Es gibt eine andere Option, die eine längerfristige Perspektive bieten könnte. Die Jungen Grünen haben angekündigt, zusammen mit der KPÖ als KPÖplus in den Nationalratswahlkampf zu ziehen. Gleichzeitig arbeitet die Steirische KPÖ nach Jahren des Streits wieder mit der Bundespartei zusammen. An sich sind das gute Voraussetzungen. Die Jungen Grünen bringen viele junge AktivistInnen ein, die KPÖ hat überall in Österreich Strukturen, um bundesweit einen Wahlkampf zu bestreiten. Die steirische KPÖ wiederum hat ein klares politische Profil, das in Graz 20% der Wähler überzeugt. Mit Claudia Klimt-Weithaler bietet sie zudem eine in der Steiermark profiliert Spitzenkandidatin auf.

Pilz könnte der österreichische Oskar Lafontaine werden

Ein Blick nach Deutschland auf die Geschichte der Linkspartei zeigt, wie eine Zusammenarbeit funktionieren kann.

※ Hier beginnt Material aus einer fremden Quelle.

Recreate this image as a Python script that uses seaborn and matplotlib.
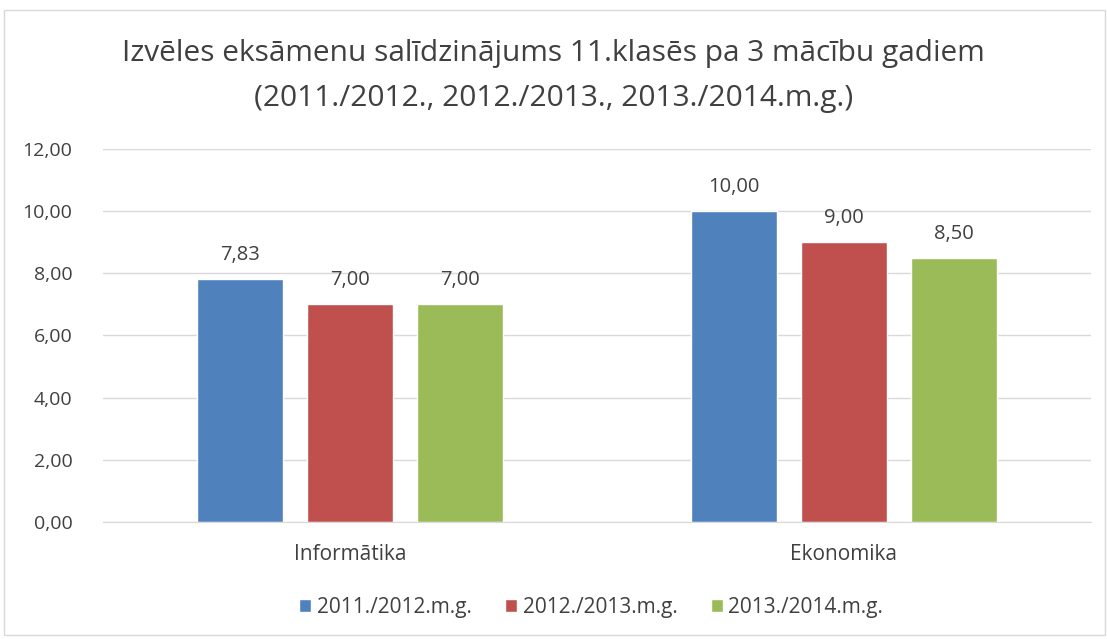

Fuß gefasst hat die Bewegung links der SPD erst, als sich die „ostdeutsche“ PDS mit der „westdeutschen“ WASG zusammen geschlossen hat und Oskar Lafontaine (er war zuvor aus der SPD ausgetreten) zur Gallionsfigur der Linken (im Westen) wurde. Die PDS hatte die Strukturen und das Personal, Lafontaine die Glaubwürdigkeit des sozialen Rebellen und das Charisma. Heute hat sich Lafontaine längst zurückgezogen. Die Linke liegt in den Umfragen klar vor den Grünen. Daraus ist also ein nachhaltiges Projekt geworden.

Weder die Grünen noch Freda Meissner-Blau hätten alleine eine Chance gehabt

Es gibt aber auch ein Beispiel in der Österreichischen Geschichte. Nämlich ausgerechnet die Grünen selbst. Auch sie brauchten, um den Einzug in den Nationalrat zu schaffen, eine glaubwürdige Gallionsfigur: Freda Meissner-Blau. Als Peter Pilz 1986 ins Parlament einzog, geschah dies unter dem Namen: „Die Grüne Alternative – Liste Freda Meissner-Blau“

Wo liegen die Differenzen zwischen KPÖ+ und Pilz?

Peter Pilz will, das hat er immer wieder betont, eine Politik des „linken Populismus“, weg von Orchideen-Themen. Bei den Grünen stieß das auf wenig Anklang – und so hat sich Pilz von seiner Partei in den letzten Jahren entfremdet.
„Linker Populismus“, ist das nicht genau das, was die KPÖ seit Jahren ziemlich erfolgreich in Graz und in der Steiermark macht? Die auch „heikle“ Themen wie Umverteilung anspricht. Vom orthodoxen Kommunismus und erst recht vom Stalinismus hat sich diese KPÖ längst verabschiedet – das dokumentiert sich z.B. an der Unterstützung der greichischen SYRIZA (und nicht der orthodoxen KKE). Die KPÖ ist, so wie die Linkspartei in Deutschland, die mit Podeoms verbundene Izquierda Unida in Spanien  oder SYRIZA in Griechenland, Teil der „European Left“. Und letztlich liegen die politischen Wurzeln von Peter Pilz in der „Gruppe Revolutionäerer Marxisten“, die später auch mit der KPÖ zusammen gearbeitet hat.

Ein Nachdenken über eine Zusammenarbeit zwischen KPÖ, Jungen Grünen und Pilz könnte für alle Beteiligten jedenfalls lohnenswert sein.